5.6.4 Mixup augmentation

In the student model training stage, mixup is applied to achieve information fusion between labeled and unlabeled samples as well as regularization. To investigate the effect of mixup on the performance of the student model, we trained the student model with or without mixup, respectively. Without mixup, only \({\mathcal{L}}_{s}\) and \({\mathcal{L}}_{u}\) in (21) are available. The results are shown in Table 8. It can be seen that mixup can improve the defect classification accuracy of the student model.

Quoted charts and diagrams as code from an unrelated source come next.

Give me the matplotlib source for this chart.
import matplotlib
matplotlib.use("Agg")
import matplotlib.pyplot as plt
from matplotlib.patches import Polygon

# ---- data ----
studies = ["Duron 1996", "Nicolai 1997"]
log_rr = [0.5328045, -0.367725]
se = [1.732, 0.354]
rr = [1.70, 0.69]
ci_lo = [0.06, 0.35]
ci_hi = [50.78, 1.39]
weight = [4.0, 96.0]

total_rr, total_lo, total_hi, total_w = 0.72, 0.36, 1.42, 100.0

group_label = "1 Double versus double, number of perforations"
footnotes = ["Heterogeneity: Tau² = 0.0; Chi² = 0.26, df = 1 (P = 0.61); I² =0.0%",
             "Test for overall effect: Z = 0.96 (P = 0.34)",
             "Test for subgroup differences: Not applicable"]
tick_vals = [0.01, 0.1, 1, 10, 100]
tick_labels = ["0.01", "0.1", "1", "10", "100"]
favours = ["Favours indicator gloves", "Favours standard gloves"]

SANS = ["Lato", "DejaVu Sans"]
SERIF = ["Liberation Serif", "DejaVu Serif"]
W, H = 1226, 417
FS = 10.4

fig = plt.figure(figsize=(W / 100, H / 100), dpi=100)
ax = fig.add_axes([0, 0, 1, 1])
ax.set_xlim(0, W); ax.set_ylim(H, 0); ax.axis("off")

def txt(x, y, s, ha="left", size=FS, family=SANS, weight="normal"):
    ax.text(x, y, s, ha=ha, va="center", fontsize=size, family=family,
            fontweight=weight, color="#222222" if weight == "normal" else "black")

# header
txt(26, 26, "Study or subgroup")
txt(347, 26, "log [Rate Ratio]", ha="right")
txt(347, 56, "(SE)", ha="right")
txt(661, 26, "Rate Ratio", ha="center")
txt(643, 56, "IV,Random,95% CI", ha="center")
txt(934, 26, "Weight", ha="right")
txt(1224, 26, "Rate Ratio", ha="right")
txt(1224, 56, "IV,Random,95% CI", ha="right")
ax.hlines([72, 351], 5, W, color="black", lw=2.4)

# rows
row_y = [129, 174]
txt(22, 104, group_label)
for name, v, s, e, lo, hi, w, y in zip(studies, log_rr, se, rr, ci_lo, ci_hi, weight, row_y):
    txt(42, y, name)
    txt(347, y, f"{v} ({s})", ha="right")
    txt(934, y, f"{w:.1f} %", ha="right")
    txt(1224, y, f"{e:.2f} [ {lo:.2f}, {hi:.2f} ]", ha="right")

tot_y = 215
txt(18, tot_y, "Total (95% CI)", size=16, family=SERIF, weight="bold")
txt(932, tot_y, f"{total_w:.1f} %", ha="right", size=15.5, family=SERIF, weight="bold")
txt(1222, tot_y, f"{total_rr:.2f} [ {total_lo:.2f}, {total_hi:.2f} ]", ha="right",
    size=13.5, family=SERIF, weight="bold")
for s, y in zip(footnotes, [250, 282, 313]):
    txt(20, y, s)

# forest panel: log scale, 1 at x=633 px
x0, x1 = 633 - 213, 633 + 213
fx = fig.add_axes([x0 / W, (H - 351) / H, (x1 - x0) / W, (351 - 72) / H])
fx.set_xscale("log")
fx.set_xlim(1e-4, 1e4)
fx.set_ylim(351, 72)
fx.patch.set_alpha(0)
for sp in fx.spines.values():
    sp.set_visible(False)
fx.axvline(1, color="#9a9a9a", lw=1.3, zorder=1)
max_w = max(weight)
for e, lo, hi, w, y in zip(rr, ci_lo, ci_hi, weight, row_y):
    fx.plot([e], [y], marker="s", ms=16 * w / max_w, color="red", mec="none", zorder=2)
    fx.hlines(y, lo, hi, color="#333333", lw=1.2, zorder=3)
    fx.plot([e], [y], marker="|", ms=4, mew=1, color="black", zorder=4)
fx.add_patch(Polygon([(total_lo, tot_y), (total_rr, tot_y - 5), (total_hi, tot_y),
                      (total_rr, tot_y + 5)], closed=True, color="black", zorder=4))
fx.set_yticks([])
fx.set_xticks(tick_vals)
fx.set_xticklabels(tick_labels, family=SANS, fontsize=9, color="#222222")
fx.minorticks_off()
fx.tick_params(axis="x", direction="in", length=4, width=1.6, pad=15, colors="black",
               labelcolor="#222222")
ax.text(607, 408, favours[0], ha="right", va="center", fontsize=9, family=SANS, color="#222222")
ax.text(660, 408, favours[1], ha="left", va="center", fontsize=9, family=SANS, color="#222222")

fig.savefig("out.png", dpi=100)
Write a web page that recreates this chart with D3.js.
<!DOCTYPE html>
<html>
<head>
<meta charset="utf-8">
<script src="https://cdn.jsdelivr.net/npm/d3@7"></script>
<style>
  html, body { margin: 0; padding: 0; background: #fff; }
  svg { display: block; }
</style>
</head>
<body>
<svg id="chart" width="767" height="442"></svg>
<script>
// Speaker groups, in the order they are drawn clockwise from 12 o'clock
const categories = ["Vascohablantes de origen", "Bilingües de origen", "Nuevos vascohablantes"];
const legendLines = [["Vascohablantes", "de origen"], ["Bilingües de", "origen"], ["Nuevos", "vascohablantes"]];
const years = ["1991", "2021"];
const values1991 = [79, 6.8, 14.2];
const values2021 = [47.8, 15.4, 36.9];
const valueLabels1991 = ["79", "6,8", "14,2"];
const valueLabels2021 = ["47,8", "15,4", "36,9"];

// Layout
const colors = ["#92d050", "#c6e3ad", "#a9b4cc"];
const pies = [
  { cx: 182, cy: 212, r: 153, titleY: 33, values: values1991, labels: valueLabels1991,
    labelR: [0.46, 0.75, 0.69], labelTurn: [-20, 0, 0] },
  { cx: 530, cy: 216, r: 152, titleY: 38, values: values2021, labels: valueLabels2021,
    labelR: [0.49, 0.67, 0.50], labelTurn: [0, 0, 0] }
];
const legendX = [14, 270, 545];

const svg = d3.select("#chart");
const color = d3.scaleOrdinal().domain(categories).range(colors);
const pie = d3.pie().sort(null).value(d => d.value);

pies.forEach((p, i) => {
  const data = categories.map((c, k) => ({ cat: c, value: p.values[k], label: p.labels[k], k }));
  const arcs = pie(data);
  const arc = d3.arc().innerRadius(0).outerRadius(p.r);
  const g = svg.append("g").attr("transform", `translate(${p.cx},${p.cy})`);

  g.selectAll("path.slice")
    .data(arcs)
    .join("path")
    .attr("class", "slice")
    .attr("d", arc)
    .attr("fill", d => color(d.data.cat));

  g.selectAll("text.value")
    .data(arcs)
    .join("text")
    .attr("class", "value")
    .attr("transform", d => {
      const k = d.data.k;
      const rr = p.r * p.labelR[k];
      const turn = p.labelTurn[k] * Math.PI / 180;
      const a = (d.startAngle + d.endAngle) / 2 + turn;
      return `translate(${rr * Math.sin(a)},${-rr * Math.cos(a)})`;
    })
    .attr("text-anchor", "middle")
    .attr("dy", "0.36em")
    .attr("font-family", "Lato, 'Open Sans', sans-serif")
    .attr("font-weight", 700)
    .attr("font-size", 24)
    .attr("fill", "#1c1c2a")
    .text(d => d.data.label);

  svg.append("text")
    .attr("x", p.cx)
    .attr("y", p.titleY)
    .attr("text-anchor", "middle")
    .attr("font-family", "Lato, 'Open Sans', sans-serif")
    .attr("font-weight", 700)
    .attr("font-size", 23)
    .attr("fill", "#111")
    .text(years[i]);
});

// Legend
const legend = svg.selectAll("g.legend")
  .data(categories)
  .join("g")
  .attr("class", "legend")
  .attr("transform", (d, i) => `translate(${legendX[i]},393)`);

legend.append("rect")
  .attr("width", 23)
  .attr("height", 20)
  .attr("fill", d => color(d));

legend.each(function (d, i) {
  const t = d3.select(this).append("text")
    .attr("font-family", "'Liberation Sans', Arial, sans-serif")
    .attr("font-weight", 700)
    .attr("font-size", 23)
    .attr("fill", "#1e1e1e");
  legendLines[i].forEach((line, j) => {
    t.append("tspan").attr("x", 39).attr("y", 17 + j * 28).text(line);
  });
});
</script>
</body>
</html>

Table 8 Defect Classification Accuracy of the Student Model with or without Mixup

6 Conclusion

This paper proposes a semi-supervised learning method based on pseudo-labeling to inspect surface defects on magnetic tiles. The proposed method can effectively utilize unlabeled samples to reduce the annotation cost. Experiments on the public and our collected datasets show the effectiveness and superiority of our method. In addition, our method offers great flexibility for deployment on mobile and embedded devices. The limitations of the proposed method are as follows. Firstly, the proposed method requires tuning several hyperparameters, although we have observed that good performance can be achieved with rough tuning. Secondly, we directly adopted off-the-shelf CNN models as classifiers without exploring the network structure. Therefore, the future of this paper will focus on these two aspects. Firstly, it is necessary to reduce the number of hyperparameters or improve the robustness of the proposed method to the choice of hyperparameters. Secondly, the network structure needs to be optimized to further improve the defect classification performance.